Re: [WSG] Longhorn Avalon - seismic shift for web standards?

2005-07-15 Thread Geoff Deering

David Pietersen wrote:


Sorry, trying to be aware of the request to stay on topic, but...
 
 You shold be more forward-thinking if you're responsilbe for .gov 
web site. (No offence, please.)
 
I never said my site was not compliant.  Every page of anything I 
serve (apart from the legacy apps) works perfectly in FireFox and 
Opera, and has at least a 1 A rating.  The content even works on my 
pda, which is Pocket PC of course ;-)
 
My whole point is... why bother?  Why spend the massive amount of time 
(and therefore 'the peoples' money) making it work across all these 
technologies when practically everyone who is using it has access to 
IE.  It is JUST a browser, heck, you don't even need to pay for it.  
Years ago, in a different organisation I worked for we made a piece of 
'Windows Only' software available for free.  The 'Apple People' 
screamed their heads off for three months until we also made their 
version available (at GREAT expense to the organisation).  I left 
about nine months later, and at that point 0 (zero) people had 
actually downloaded it.  Not one.  Zilch.
 
I respect everyones right to be different, but there comes a point 
when kowtowing to the vocal minority is just not fiscally responsible.
 
Anyway, I did not mean to hijack your list.  This is my last post on 
the subject.  Have a good day :-)
 
 



IMHO, it seems to me that everything you are saying here are basically 
all the same reasons to adopt web standards as part of the systems 
development lifecycle.  It does take more effort to learn to apply web 
standards, but the whole point is that there is less pain for both the 
user and developer in the process.  If you can't see that then why 
bother, and I'd have to agree with you, just go back to being happy with 
tag soup.


But there is also something else at play here, in that if it is a 
government department, there is probably some form of CMS involved and 
all the government procedures for managing digital documents, and that 
may or may not allow easy upgrades in the design, and some systems/CMSs 
are a nightmare to try to deploy standards compliant web sights.

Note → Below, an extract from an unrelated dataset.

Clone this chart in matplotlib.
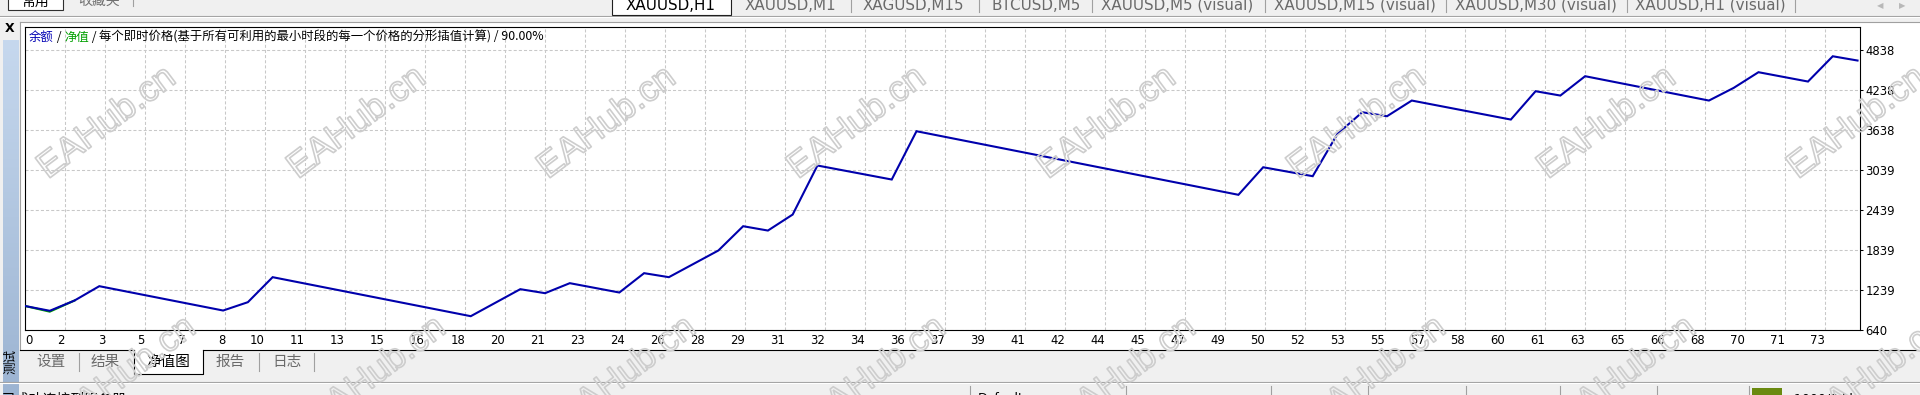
import matplotlib
matplotlib.use('Agg')
import numpy as np
import matplotlib.pyplot as plt
from matplotlib.patches import Rectangle
import matplotlib.patheffects as pe

plt.rcParams['lines.scale_dashes'] = False
plt.rcParams['font.family'] = ['DejaVu Sans']

# ---------------- data ----------------
trades = [0, 1, 2, 3, 8, 9, 10, 18, 20, 21, 22, 24, 25, 26, 27, 28, 29, 30, 31, 32,
          35, 36, 49, 50, 52, 53, 54, 55, 56, 60, 61, 62, 63, 68, 69, 70, 72, 73, 74]
balance = [1000, 928, 1082, 1297, 932, 1057, 1432, 847, 1252, 1192, 1342, 1202, 1492,
           1432, 1632, 1832, 2196, 2131, 2371, 3106, 2896, 3620, 2667, 3080, 2946, 3581,
           3905, 3845, 4080, 3795, 4220, 4155, 4445, 4080, 4270, 4505, 4365, 4744, 4680]
eq_trades = [0, 1, 2]
equity = [1000, 915, 1082]

x_tick_labels = ['0', '2', '3', '5', '7', '8', '10', '11', '13', '15', '16', '18', '20', '21',
                 '23', '24', '26', '28', '29', '31', '32', '34', '36', '37', '39', '41', '42',
                 '44', '45', '47', '49', '50', '52', '53', '55', '57', '58', '60', '61', '63',
                 '65', '66', '68', '70', '71', '73']
y_tick_labels = ['640', '1239', '1839', '2439', '3039', '3638', '4238', '4838']
Y_MIN = 640
Y_STEP = 599.7
X_MAX = 74.1

title_parts = ['余额', ' / ', '净值', ' / ',
               '每个即时价格(基于所有可利用的最小时段的每一个价格的分形插值计算) / 90.00%']
title_colors = ['#0000b4', '#000000', '#00a000', '#000000', '#000000']
symbol_tabs = ['XAUUSD,H1', 'XAUUSD,M1', 'XAGUSD,M15', 'BTCUSD,M5', 'XAUUSD,M5 (visual)',
               'XAUUSD,M15 (visual)', 'XAUUSD,M30 (visual)', 'XAUUSD,H1 (visual)']
bottom_tabs = ['设置', '结果', '净值图', '报告', '日志']
watermark = 'EAHub.cn'

CJK = ['Noto Sans CJK SC', 'DejaVu Sans']

# ---------------- figure ----------------
W, H = 1920, 395
fig = plt.figure(figsize=(W / 100, H / 100), dpi=100)
fig.patch.set_facecolor('#f0f0f0')

bg = fig.add_axes([0, 0, 1, 1], zorder=0)
bg.axis('off')

# left blue gradient strip
grad_top = np.array([0xc6, 0xd8, 0xee]) / 255
grad_bot = np.array([0x9c, 0xb4, 0xd2]) / 255
tt = np.linspace(0, 1, 200)[:, None, None]
grad = grad_top * (1 - tt) + grad_bot * tt
bg.imshow(grad, extent=(3, 19, 395, 40), origin='upper', aspect='auto', zorder=1)

bg.set_xlim(0, W)
bg.set_ylim(H, 0)

# chart window
bg.add_patch(Rectangle((20, 22), 1900, 328, fc='white', ec='none', zorder=1))
bg.plot([20, 20], [22, 350], color='#a0a0a0', lw=0.8, zorder=2)
bg.plot([20, 1920], [22, 22], color='#a0a0a0', lw=0.8, zorder=2)
# bottom border with opening for active tab
bg.plot([20, 134], [350, 350], color='#000000', lw=0.8, zorder=3)
bg.plot([203, 1920], [350, 350], color='#000000', lw=0.8, zorder=3)
bg.add_patch(Rectangle((134, 350), 69, 24, fc='white', ec='none', zorder=2))
bg.plot([134, 134, 203, 203], [350, 374, 374, 350], color='#000000', lw=0.8, zorder=3)

# top strip
bg.plot([0, 1920], [16, 16], color='#a0a0a0', lw=0.8, zorder=2)
bg.plot([0, 1920], [17, 17], color='#ffffff', lw=0.8, zorder=2)
bg.add_patch(Rectangle((8, -5), 55, 15, fc='white', ec='#303030', lw=0.8, zorder=2))
bg.text(35.5, 2, '常用', family=CJK, fontsize=10, color='#000000', ha='center', va='center', zorder=3)
bg.text(99, 1, '收藏夹', family=CJK, fontsize=10, color='#707070', ha='center', va='center', zorder=3)
bg.plot([133, 133], [0, 6], color='#a0a0a0', lw=0.8, zorder=2)

tab_centers = [671, 790, 913, 1036, 1177, 1355, 1536, 1710]
bg.add_patch(Rectangle((612, -3), 119, 18, fc='white', ec='#202020', lw=0.8, zorder=2))
for i, (lab, cx) in enumerate(zip(symbol_tabs, tab_centers)):
    bg.text(cx, 5, lab, fontsize=10.9, color='#000000' if i == 0 else '#6a6a6a',
            ha='center', va='center', zorder=3)
for sx in [851, 979, 1092, 1265, 1446, 1627, 1795]:
    bg.plot([sx, sx], [0, 12], color='#a0a0a0', lw=0.8, zorder=2)
bg.text(1880, 6, '◀', fontsize=6, color='#b8b8b8', ha='center', va='center', zorder=3)
bg.text(1902, 6, '▶', fontsize=6, color='#b8b8b8', ha='center', va='center', zorder=3)

# left strip texts
bg.text(10, 28, 'X', fontsize=9, fontweight='bold', color='#000000', ha='center', va='center', zorder=3)
bg.text(11, 362, '测试', family=CJK, fontsize=9, color='#000000', rotation=90,
        ha='center', va='center', zorder=3)

# bottom tabs
btab_centers = [51, 105, 168, 230, 287]
for lab, cx in zip(bottom_tabs, btab_centers):
    bg.text(cx, 362, lab, family=CJK, fontsize=10.5,
            color='#000000' if lab == '净值图' else '#6a6a6a', ha='center', va='center', zorder=4)
for sx in [79, 259, 314]:
    bg.plot([sx, sx], [353, 371], color='#a0a0a0', lw=0.8, zorder=3)

# status bar
bg.plot([0, 1920], [382, 382], color='#a0a0a0', lw=0.8, zorder=2)
bg.plot([0, 1920], [383, 383], color='#ffffff', lw=0.8, zorder=2)
bg.text(2, 400, '已成功连接到服务器', family=CJK, fontsize=10, color='#000000',
        ha='left', va='center', zorder=3)
for sx in [970, 1126, 1271, 1368, 1466, 1560, 1657, 1749]:
    bg.plot([sx, sx], [386, 395], color='#a0a0a0', lw=0.8, zorder=2)
bg.text(978, 399, 'Default', fontsize=9, color='#000000', ha='left', va='center', zorder=3)
bg.add_patch(Rectangle((1752, 388), 30, 8, fc='#6a8a10', ec='none', zorder=3))
bg.text(1794, 399, '1000/8 kb', fontsize=9, color='#000000', ha='left', va='center', zorder=3)

# ---------------- plot ----------------
ax = fig.add_axes([25 / W, 1 - 330 / H, 1835 / W, 303 / H], zorder=2)
ax.set_facecolor('white')
ax.plot(eq_trades, equity, color='#00a000', lw=1.5, zorder=3, solid_joinstyle='miter')
ax.plot(trades, balance, color='#0000ac', lw=1.5, zorder=4, solid_joinstyle='miter')
ax.set_xlim(0, X_MAX)
ax.set_ylim(Y_MIN, Y_MIN + 303 / 40 * Y_STEP)

xt = [k * X_MAX * 40 / 1835 for k in range(len(x_tick_labels))]
ax.set_xticks(xt)
ax.set_xticklabels(x_tick_labels)
yt = [Y_MIN + k * Y_STEP for k in range(len(y_tick_labels))]
ax.yaxis.tick_right()
ax.set_yticks(yt)
ax.set_yticklabels(y_tick_labels)

ax.grid(True, color='#c8c8c8', lw=0.75, linestyle=(0, (2.2, 1.5)))
ax.set_axisbelow(True)
ax.tick_params(axis='x', length=0, pad=3, labelsize=8.4, labelcolor='#000000')
ax.tick_params(axis='y', direction='out', length=2, width=0.75, pad=2,
               labelsize=8.4, labelcolor='#000000', right=True, left=False)
for i, lab in enumerate(ax.get_xticklabels()):
    lab.set_horizontalalignment('left' if i == 0 else 'right')
for sp in ax.spines.values():
    sp.set_color('#000000')
    sp.set_linewidth(0.8)

# ---------------- overlay: title + watermarks ----------------
ov = fig.add_axes([0, 0, 1, 1], zorder=10)
ov.axis('off')
ov.set_xlim(0, W)
ov.set_ylim(H, 0)

prev = ov.text(29, 44, title_parts[0], family=CJK, fontsize=8.9, color=title_colors[0],
               ha='left', va='bottom')
for part, col in zip(title_parts[1:], title_colors[1:]):
    prev = ov.annotate(part, xy=(1, 0), xycoords=prev, family=CJK, fontsize=8.9,
                       color=col, ha='left', va='bottom')

wm_effect = [pe.withStroke(linewidth=1.2, foreground='#cdcdcd')]
for k in range(8):
    for (cx, cy) in [(107 + 250 * k, 123), (127 + 250 * k, 373)]:
        ov.text(cx, cy, watermark, family=['Liberation Sans', 'DejaVu Sans'], fontsize=26,
                color='none', rotation=37, rotation_mode='anchor', ha='center', va='center',
                path_effects=wm_effect, zorder=20)

fig.savefig('out.png', dpi=100, facecolor=fig.get_facecolor())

In regards to large organisations, you are right, if the site is quite 
workable and accessible, it may create more problems than it's worth to 
try and implement a fix. 

But at the same time I think the experience of people on this list is 
that they achieve everything you aim for in accessibility and multiple 
deployment, and maybe more so, by using web standards, at least in the 
environments they work in.  Not only that, when you want to redesign 
your site, in any way, let alone upgrade it to address future 
technologies or devices, there is a lot of evidence to show that there 
is a big difference between those who do so with a base of standards 
compliant documents and those whose ones are marked up in tag soup.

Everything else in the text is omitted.